How can we really see?

What if we could look at the world and really see it? I mean seeing it through the eyes of imagining. I hope that in reading these posts, the eyes of your mind will open and let you see more, feel more, and think more about the world.

Saturday, January 4, 2014

Are you feeling SAD for the holidays?

Winter comes, and so do the holidays. Thanksgiving, Christmas, New Years, Valentine's Day and St. Patrick's Day. All of them involve eating or consumption of alcohol in some manner. They can leave people feeling stressed, depressed and fat. But is it all their fault? Could it be that those symptoms aren't due to holiday madness, but to an actual chemical imbalance going on in the brain?
Do you find yourself growing more withdrawn, depressed or apathetic as winter waxes onward? Is your energy level lower than it was during the summer? Have you gained weight steadily over the winter, and not just immediately after holiday meals? Then you may be suffering from SAD or Seasonal Affective Disorder.

What is SAD?

SAD is a seasonal form of clinical depression. It has the same symptoms as clinical depression, but it usually lasts only for the winter season. Unfortunately, it can sometimes develop into full-blown depression.

How can you tell if you are experiencing depression?

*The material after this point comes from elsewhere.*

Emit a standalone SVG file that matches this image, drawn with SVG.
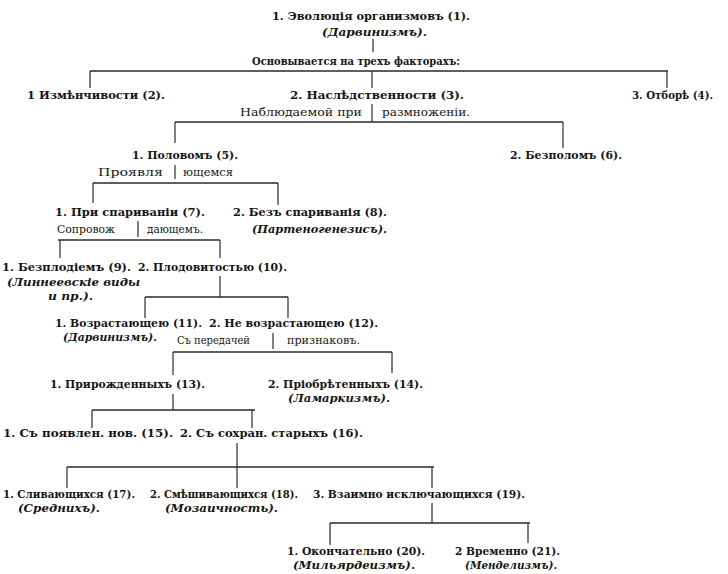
<svg xmlns="http://www.w3.org/2000/svg" width="728" height="574" viewBox="0 0 728 574">
<style>
text{font-family:"DejaVu Serif","Liberation Serif",serif;fill:#151515}
.t{font-size:11.5px;font-weight:bold}
.i{font-size:11.5px;font-weight:bold;font-style:italic}
.l{font-size:10.5px;font-weight:normal}
.lb{font-size:11.5px;font-weight:bold}
.c line{stroke:#2a2a2a;stroke-width:1.2}
.c line.h{stroke-width:1.6}
</style>
<rect width="728" height="574" fill="#fff"/>
<g class="c" id="connectors">
<line x1="373" y1="39" x2="373" y2="52"/>
<text class="lb" x="252" y="65" textLength="208" lengthAdjust="spacingAndGlyphs">Основывается на трехъ факторахъ:</text>
<line class="h" x1="90" y1="71" x2="668" y2="71"/>
<line x1="90" y1="71" x2="90" y2="88"/>
<line x1="372" y1="71" x2="372" y2="88"/>
<line x1="667" y1="71" x2="667" y2="88"/>
<text class="l" x="240" y="116" textLength="122" lengthAdjust="spacingAndGlyphs">Наблюдаемой при</text>
<line x1="372" y1="104" x2="372" y2="122"/>
<text class="l" x="382" y="116" textLength="88" lengthAdjust="spacingAndGlyphs">размноженіи.</text>
<line class="h" x1="175" y1="122" x2="563" y2="122"/>
<line x1="175" y1="122" x2="175" y2="143"/>
<line x1="563" y1="122" x2="563" y2="148"/>
<text class="l" x="98" y="176" textLength="65" lengthAdjust="spacingAndGlyphs">Проявля</text>
<line x1="175" y1="165" x2="175" y2="179"/>
<text class="l" x="183" y="176" textLength="50" lengthAdjust="spacingAndGlyphs">ющемся</text>
<line class="h" x1="93" y1="183" x2="278" y2="183"/>
<line x1="93" y1="183" x2="93" y2="203"/>
<line x1="278" y1="183" x2="278" y2="205"/>
<text class="l" x="57" y="233" textLength="58" lengthAdjust="spacingAndGlyphs">Сопровож</text>
<line x1="138" y1="221" x2="138" y2="237"/>
<text class="l" x="147" y="233" textLength="56" lengthAdjust="spacingAndGlyphs">дающемъ.</text>
<line class="h" x1="58" y1="240" x2="220" y2="240"/>
<line x1="60" y1="240" x2="60" y2="258"/>
<line x1="220" y1="240" x2="220" y2="258"/>
<line x1="220" y1="276" x2="220" y2="297"/>
<line class="h" x1="145" y1="297" x2="288" y2="297"/>
<line x1="145" y1="297" x2="145" y2="318"/>
<line x1="288" y1="297" x2="288" y2="318"/>
<text class="l" x="177" y="344" textLength="73" lengthAdjust="spacingAndGlyphs">Съ передачей</text>
<line x1="273" y1="333" x2="273" y2="349"/>
<text class="l" x="287" y="344" textLength="73" lengthAdjust="spacingAndGlyphs">признаковъ.</text>
<line class="h" x1="173" y1="352" x2="392" y2="352"/>
<line x1="173" y1="352" x2="173" y2="375"/>
<line x1="392" y1="352" x2="392" y2="373"/>
<line x1="173" y1="394" x2="173" y2="410"/>
<line class="h" x1="92" y1="410" x2="255" y2="410"/>
<line x1="92" y1="410" x2="92" y2="428"/>
<line x1="252" y1="410" x2="252" y2="428"/>
<line x1="237" y1="443" x2="237" y2="467"/>
<line class="h" x1="67" y1="467" x2="434" y2="467"/>
<line x1="67" y1="467" x2="67" y2="488"/>
<line x1="237" y1="467" x2="237" y2="488"/>
<line x1="432" y1="467" x2="432" y2="488"/>
<line x1="432" y1="503" x2="432" y2="523"/>
<line class="h" x1="330" y1="523" x2="530" y2="523"/>
<line x1="330" y1="523" x2="330" y2="545"/>
<line x1="528" y1="523" x2="528" y2="543"/>
</g>
<g id="n1"><text class="t" x="272" y="20" textLength="198" lengthAdjust="spacingAndGlyphs">1. Эволюція организмовъ (1).</text><text class="i" x="322" y="36" textLength="105" lengthAdjust="spacingAndGlyphs">(Дарвинизмъ).</text></g>
<g id="n2"><text class="t" x="27" y="99" textLength="138" lengthAdjust="spacingAndGlyphs">1 Измѣнчивости (2).</text></g>
<g id="n3"><text class="t" x="290" y="99" textLength="174" lengthAdjust="spacingAndGlyphs">2. Наслѣдственности (3).</text></g>
<g id="n4"><text class="t" x="632" y="99" textLength="81" lengthAdjust="spacingAndGlyphs">3. Отборѣ (4).</text></g>
<g id="n5"><text class="t" x="132" y="159" textLength="106" lengthAdjust="spacingAndGlyphs">1. Половомъ (5).</text></g>
<g id="n6"><text class="t" x="510" y="159" textLength="112" lengthAdjust="spacingAndGlyphs">2. Безполомъ (6).</text></g>
<g id="n7"><text class="t" x="55" y="216" textLength="150" lengthAdjust="spacingAndGlyphs">1. При спариваніи (7).</text></g>
<g id="n8"><text class="t" x="233" y="216" textLength="154" lengthAdjust="spacingAndGlyphs">2. Безъ спариванія (8).</text><text class="i" x="252" y="233" textLength="135" lengthAdjust="spacingAndGlyphs">(Партеногенезисъ).</text></g>
<g id="n9"><text class="t" x="2" y="271" textLength="129" lengthAdjust="spacingAndGlyphs">1. Безплодіемъ (9).</text><text class="i" x="7" y="286" textLength="133" lengthAdjust="spacingAndGlyphs">(Линнеевскіе виды</text><text class="i" x="48" y="300" textLength="45" lengthAdjust="spacingAndGlyphs">и пр.).</text></g>
<g id="n10"><text class="t" x="138" y="271" textLength="149" lengthAdjust="spacingAndGlyphs">2. Плодовитостью (10).</text></g>
<g id="n11"><text class="t" x="55" y="327" textLength="147" lengthAdjust="spacingAndGlyphs">1. Возрастающею (11).</text><text class="i" x="63" y="341" textLength="94" lengthAdjust="spacingAndGlyphs">(Дарвинизмъ).</text></g>
<g id="n12"><text class="t" x="209" y="327" textLength="169" lengthAdjust="spacingAndGlyphs">2. Не возрастающею (12).</text></g>
<g id="n13"><text class="t" x="50" y="388" textLength="155" lengthAdjust="spacingAndGlyphs">1. Прирожденныхъ (13).</text></g>
<g id="n14"><text class="t" x="268" y="388" textLength="155" lengthAdjust="spacingAndGlyphs">2. Пріобрѣтенныхъ (14).</text><text class="i" x="288" y="402" textLength="102" lengthAdjust="spacingAndGlyphs">(Ламаркизмъ).</text></g>
<g id="n15"><text class="t" x="3" y="437" textLength="170" lengthAdjust="spacingAndGlyphs">1. Съ появлен. нов. (15).</text></g>
<g id="n16"><text class="t" x="180" y="437" textLength="183" lengthAdjust="spacingAndGlyphs">2. Съ сохран. старыхъ (16).</text></g>
<g id="n17"><text class="t" x="3" y="498" textLength="132" lengthAdjust="spacingAndGlyphs">1. Сливающихся (17).</text><text class="i" x="18" y="512" textLength="82" lengthAdjust="spacingAndGlyphs">(Среднихъ).</text></g>
<g id="n18"><text class="t" x="150" y="498" textLength="148" lengthAdjust="spacingAndGlyphs">2. Смѣшивающихся (18).</text><text class="i" x="165" y="512" textLength="113" lengthAdjust="spacingAndGlyphs">(Мозаичность).</text></g>
<g id="n19"><text class="t" x="313" y="498" textLength="212" lengthAdjust="spacingAndGlyphs">3. Взаимно исключающихся (19).</text></g>
<g id="n20"><text class="t" x="287" y="555" textLength="138" lengthAdjust="spacingAndGlyphs">1. Окончательно (20).</text><text class="i" x="293" y="569" textLength="122" lengthAdjust="spacingAndGlyphs">(Мильярдеизмъ).</text></g>
<g id="n21"><text class="t" x="455" y="555" textLength="105" lengthAdjust="spacingAndGlyphs">2 Временно (21).</text><text class="i" x="465" y="569" textLength="92" lengthAdjust="spacingAndGlyphs">(Менделизмъ).</text></g>
</svg>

You will feel hopeless, apathetic and tired. Loss of concentration and interest in normal activities is also a good indicator. If you find yourself withdrawing from social situations or making excuses to stay home alone, you may be experiencing SAD. Another good indicator is an increase in eating and weight gain not directly linked to a holiday you celebrate. 
People often make excuses for themselves, saying that they have spent a lot of time out of their homes already today, and deserve to stay home and relax. Sometimes they decide that eating one more cookie won't hurt, because they worked so hard to prepare that meal. Or it's snowy outside, and why should they leave their nice comfy houses? This is okay, usually. If it becomes a pattern, and you find yourself leaving home less and less often, it may be developing into seasonal depression.

How can it be treated?

Like most depression, drugs and therapy can help, but unlike normal depression you are more often capable of treating this yourself by following these simple steps:
Sleep seven to ten hours every night. Sleep just enough to feel well-rested, but not excessively. Excessive sleeping is feeding into the depression, not helping you cure yourself of it.
Eat a steady, balanced diet. This can be difficult over the holidays, but just making sure you're getting enough fruits and vegetables can make a huge difference. Foods high in Vitamin D are extremely helpful, as SAD is partially caused by a lack of the sunlight that helps you produce it yourself. Keeping your leafy greens and veggies coming in will help you maintain healthy levels of nutrients and vitamins. Keep this in mind as you go back for another serving, and plop some more spinach or carrots on your plate.
Another great way of treating yourself at home is to get a light box and do light therapy.Light boxes of an adequate emission level are available online at Amazon, or from other stores for less than $100. Do some research, you might be able to find them for a very good price at a store near you. The light box should start making a serious dent in that depression within three to four weeks. If it isn't working for you, go seek a professional.
Finally, meditation is a great way of decreasing your stress and treating depression. Cognitive meditation especially can help improve mood and memory problems as it helps your amygdala.

Good luck this winter. Keep yourself healthy in mind, body, and spirit.